What is true? What is false? And who decides what is true? These epistemological questions frame our postmodern age and haunt Christians and secularists alike.

The prevailing doctrine of expressive individualism offers one possible take on the question of truth by advancing a system of truth claims that have influenced our modern moral order. We live in the “age of authenticity,” an era that the philosopher Charles Taylor characterizes as a “social imaginary of expressive individualism.” In our postmodern culture, authenticity is the prize, and self-actualization is the good life. By acting on the fundamental freedom to express oneself, the individual discovers his true purpose and place in the world.

In an age of expressive individualism, the pursuit of truth is no longer a quest for universal standards. Rather, culture has cast aside the universal value of human life to make way for a postmodern revelation: the individual is king. This secular revival rejects traditional institutional structures and communal senses of truth, instead heralding individual feelings and self-expression as sources of personal truth. The only prevailing truth is that each individual may choose for himself what is right, and the highest virtue is tolerance—celebrating each person’s “truth” while disdaining any truth claims that reach beyond the boundaries of the isolated, buffered self. 

To a culture that sacralizes tolerance and venerates individual choice as an inviolable good, anyone who believes in the inherent value of all human life, including the preborn, presents a threat to the core values of the modern moral order. The pro-life ethic is rooted in human dignity and the image of God, which are fixed realities and transcendent truths that run counter to the secular norms of moral autonomy and individual choice. To the postmodern secularist, then, pro-life advocates appear to intrude on the individual’s autonomy by intentionally spreading false information about the nature of reality.

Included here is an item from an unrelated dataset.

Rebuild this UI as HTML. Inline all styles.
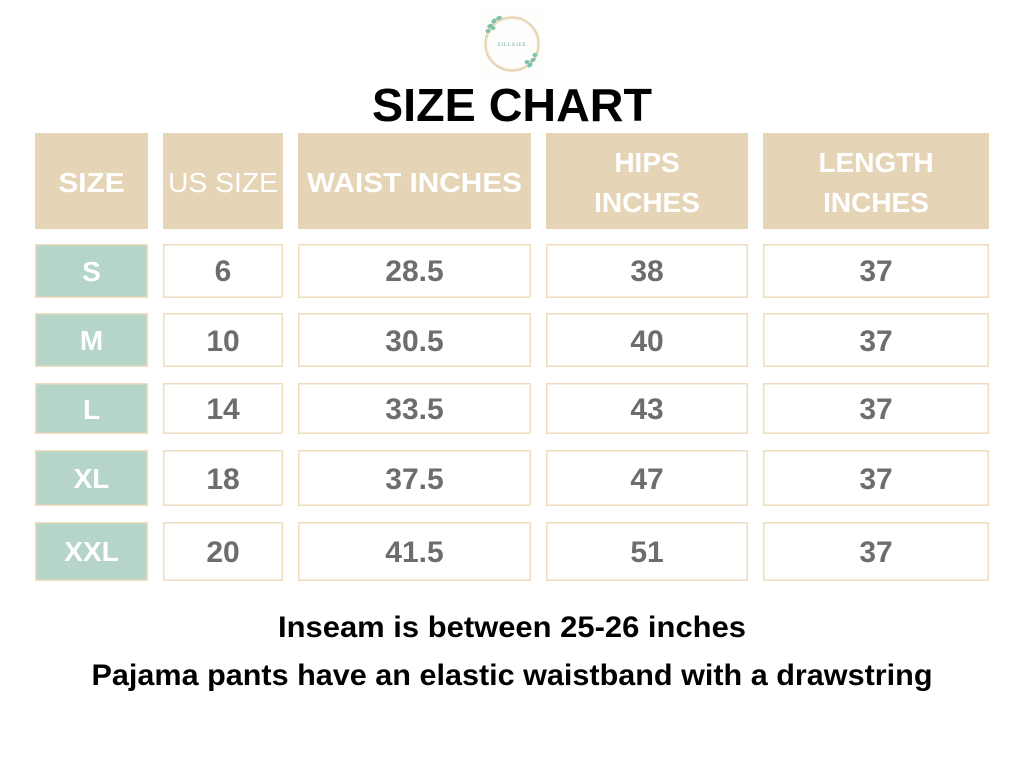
<!DOCTYPE html>
<html><head><meta charset="utf-8"><style>
html,body{margin:0;padding:0;background:#fff;}
svg{display:block;}
</style></head><body>
<svg width="1024" height="768" viewBox="0 0 1024 768" xmlns="http://www.w3.org/2000/svg" font-family="Liberation Sans, sans-serif">
<rect width="1024" height="768" fill="#fff"/>
<!-- logo -->
<rect x="478" y="6" width="68" height="72" fill="#fdfdfc"/>
<circle cx="512" cy="44" r="27" fill="none" stroke="#dcc08f" stroke-width="1"/>
<circle cx="512" cy="44" r="25.5" fill="none" stroke="#e6cfa5" stroke-width="0.8"/>
<g fill="#7fc1a8">
<ellipse cx="490" cy="26" rx="3" ry="2" transform="rotate(-30 490 26)"/>
<ellipse cx="494" cy="21" rx="3" ry="2" transform="rotate(-40 494 21)"/>
<ellipse cx="499" cy="18" rx="3" ry="2" transform="rotate(-20 499 18)"/>
<ellipse cx="488" cy="31" rx="2.5" ry="2"/>
<ellipse cx="493" cy="28" rx="2.5" ry="2"/>
<ellipse cx="533" cy="60" rx="3" ry="2" transform="rotate(-30 533 60)"/>
<ellipse cx="530" cy="65" rx="3" ry="2" transform="rotate(-40 530 65)"/>
<ellipse cx="535" cy="55" rx="2.5" ry="2"/>
<ellipse cx="527" cy="62" rx="2.5" ry="2"/>
</g>
<text x="512" y="46" font-family="Liberation Serif, serif" font-size="5" fill="#6aa593" text-anchor="middle" letter-spacing="0.8">ZILLAJEE</text>
<!-- title -->
<text x="512" y="121" font-size="46" font-weight="bold" fill="#000" text-anchor="middle" textLength="280" lengthAdjust="spacingAndGlyphs">SIZE CHART</text>
<!-- header -->
<g fill="#e5d4b5">
<rect x="35" y="133" width="113" height="96"/>
<rect x="163" y="133" width="120" height="96"/>
<rect x="298" y="133" width="233" height="96"/>
<rect x="546" y="133" width="202" height="96"/>
<rect x="763" y="133" width="226" height="96"/>
</g>
<g fill="#fff" font-size="28" text-anchor="middle">
<text x="91.5" y="192" font-weight="bold" textLength="66" lengthAdjust="spacingAndGlyphs">SIZE</text>
<text x="223" y="192" textLength="110" lengthAdjust="spacingAndGlyphs">US SIZE</text>
<text x="414.5" y="192" font-weight="bold" textLength="215" lengthAdjust="spacingAndGlyphs">WAIST INCHES</text>
<text x="647" y="172" font-weight="bold">HIPS</text>
<text x="647" y="212" font-weight="bold">INCHES</text>
<text x="876" y="172" font-weight="bold">LENGTH</text>
<text x="876" y="212" font-weight="bold">INCHES</text>
</g>
<!-- rows -->
<g stroke="#eedcbc" stroke-width="1.5">
<g fill="#b5d5c9">
<rect x="35.75" y="244.75" width="111.5" height="52.5"/>
<rect x="35.75" y="313.75" width="111.5" height="52.5"/>
<rect x="35.75" y="383.75" width="111.5" height="49.5"/>
<rect x="35.75" y="450.75" width="111.5" height="54.5"/>
<rect x="35.75" y="522.75" width="111.5" height="57.5"/>
</g>
<g fill="#fff">
<rect x="163.75" y="244.75" width="118.5" height="52.5"/>
<rect x="298.75" y="244.75" width="231.5" height="52.5"/>
<rect x="546.75" y="244.75" width="200.5" height="52.5"/>
<rect x="763.75" y="244.75" width="224.5" height="52.5"/>
<rect x="163.75" y="313.75" width="118.5" height="52.5"/>
<rect x="298.75" y="313.75" width="231.5" height="52.5"/>
<rect x="546.75" y="313.75" width="200.5" height="52.5"/>
<rect x="763.75" y="313.75" width="224.5" height="52.5"/>
<rect x="163.75" y="383.75" width="118.5" height="49.5"/>
<rect x="298.75" y="383.75" width="231.5" height="49.5"/>
<rect x="546.75" y="383.75" width="200.5" height="49.5"/>
<rect x="763.75" y="383.75" width="224.5" height="49.5"/>
<rect x="163.75" y="450.75" width="118.5" height="54.5"/>
<rect x="298.75" y="450.75" width="231.5" height="54.5"/>
<rect x="546.75" y="450.75" width="200.5" height="54.5"/>
<rect x="763.75" y="450.75" width="224.5" height="54.5"/>
<rect x="163.75" y="522.75" width="118.5" height="57.5"/>
<rect x="298.75" y="522.75" width="231.5" height="57.5"/>
<rect x="546.75" y="522.75" width="200.5" height="57.5"/>
<rect x="763.75" y="522.75" width="224.5" height="57.5"/>
</g>
</g>
<g fill="#fff" font-size="28" font-weight="bold" text-anchor="middle">
<text x="91.5" y="281">S</text>
<text x="91.5" y="350">M</text>
<text x="91.5" y="419">L</text>
<text x="91.5" y="488">XL</text>
<text x="91.5" y="561">XXL</text>
</g>
<g fill="#6d6d6d" font-size="30" font-weight="bold" text-anchor="middle">
<text x="223" y="281">6</text>
<text x="414.5" y="281">28.5</text>
<text x="647" y="281">38</text>
<text x="876" y="281">37</text>
<text x="223" y="351">10</text>
<text x="414.5" y="351">30.5</text>
<text x="647" y="351">40</text>
<text x="876" y="351">37</text>
<text x="223" y="419">14</text>
<text x="414.5" y="419">33.5</text>
<text x="647" y="419">43</text>
<text x="876" y="419">37</text>
<text x="223" y="489">18</text>
<text x="414.5" y="489">37.5</text>
<text x="647" y="489">47</text>
<text x="876" y="489">37</text>
<text x="223" y="562">20</text>
<text x="414.5" y="562">41.5</text>
<text x="647" y="562">51</text>
<text x="876" y="562">37</text>
</g>
<!-- notes -->
<g fill="#000" font-size="30" font-weight="bold" text-anchor="middle">
<text x="512" y="637" textLength="468" lengthAdjust="spacingAndGlyphs">Inseam is between 25-26 inches</text>
<text x="512" y="685" textLength="841" lengthAdjust="spacingAndGlyphs">Pajama pants have an elastic waistband with a drawstring</text>
</g>
</svg>
</body></html>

Technology experts label this “manipulation and distribution of facts” as disinformation. Disinformation, in contrast to misinformation, is false information intentionally meant to distract or dissuade the intended audience. Warren isn’t politely disagreeing with the pro-life movement; instead, she is actively assigning foul motives to pro-life pregnancy centers. But secularists aren’t the only ones tempted to label others as their “enemies.” Many of us struggle to navigate this world of disinformation, and labeling opposing opinions as “fake news” often serves as an easy escape from the difficult task of engaging faithfully in personal relationships and the public square.

While Warren’s recent actions are disappointing, it’s not surprising that she leveled charges of disinformation against pregnancy resource centers. The senator is acting in step with her secular ethic, advancing personal choice and autonomy at the steep cost of devaluing preborn lives. To the postmodern secularist, pro-life counseling provided by pregnancy resource centers can only be a restrictive, intolerant lie masquerading as healthcare that denies women the right to express themselves through abortion. And since these pregnancy centers bar women from exercising allegedly fundamental rights, then the government must be right to intervene, label heterodoxy as disinformation, and enforce a (twisted) interpretation of the common good.

But over and over, the postmodern ethic of expressive individualism is tested and found wanting. By rejecting God’s creation order and design for humanity, secularists are left directionless and hopeless, lost in the wilderness with no map. Their ethic proclaims freedom and autonomy for the individual but enslaves the soul either to the ruthless, all-consuming desire for more, or to the hopeless, empty feeling that there is nothing more. The heralded eschaton of self-actualization seems to always be a false peak, a disappointing mountaintop experience that always leaves the ambitious climber with nothing but unfulfilled longings and hollow regrets. Countless regretful mothers who now mourn their abortions agree: the view from the top isn’t nearly as pleasant as it looked in the travel brochure.

Truth under God

But there is another way. Jason Thacker writes that this fruitless pursuit of expressive individualism “is fundamentally at odds with a Christian understanding of truth and ultimate reality.” Scripture counters the rise of postmodern secularism by offering a radically different take on reality: truth is not decided by the individual but rather is founded in the nature and commands of almighty God (John 14:6). The psalmists sing that the Lord delights in truth, so our every endeavor ought to align with his heart for wisdom (Psalm 51:6). God created man not to live free of all constraints but rather to submit to his lordship and perfect design for our lives; therefore, we align with truth by reflecting God’s character and living by his Word (Psalm 119:160, John 17:17).

A Christian approach to disinformation, then, should consider the biblical principles of God’s created order, Christ’s lordship, and our responsibility to faithfully order our lives in light of both. Because the King of the universe has revealed universal standards of truth, disinformation is not just in the eye of the beholder. We can discern truth revealed in Scripture, and God also endowed men with a sense of reason to understand the created order and apply lessons revealed by common grace. 

We can boldly speak the truth that life is worthy of protection and celebration, for each person is lovingly created in the very image of God. Pro-life pregnancy resource centers are not disseminating disinformation; they are working out their convictions in the public square in order to serve and love their neighbors. Senator Warren ignores that these centers serve women everyday by providing clothing, diapers, baby formula, and counseling. Pregnancy resource centers are an invaluable asset to their communities, and condemning them as disingenuous agents of disinformation does nothing but harm the very women that these politicians claim to serve.

Sen. Warren’s sweeping proposal aims its sights at legitimate pro-life speech, and it also opens the doors for the government to selectively weaponize speech codes to quash any other speech that the ruling party may find disagreeable. While it is good to combat legitimate disinformation and curtail its dangerous ramifications, we must also vigorously protect the right to free expression for all people, especially those with whom we disagree. An unhealthy public square forcefully cancels disagreeable speech and silences minority voices, but a healthy, flourishing public square encourages all to speak from their convictions and persuade without fear of government coercion.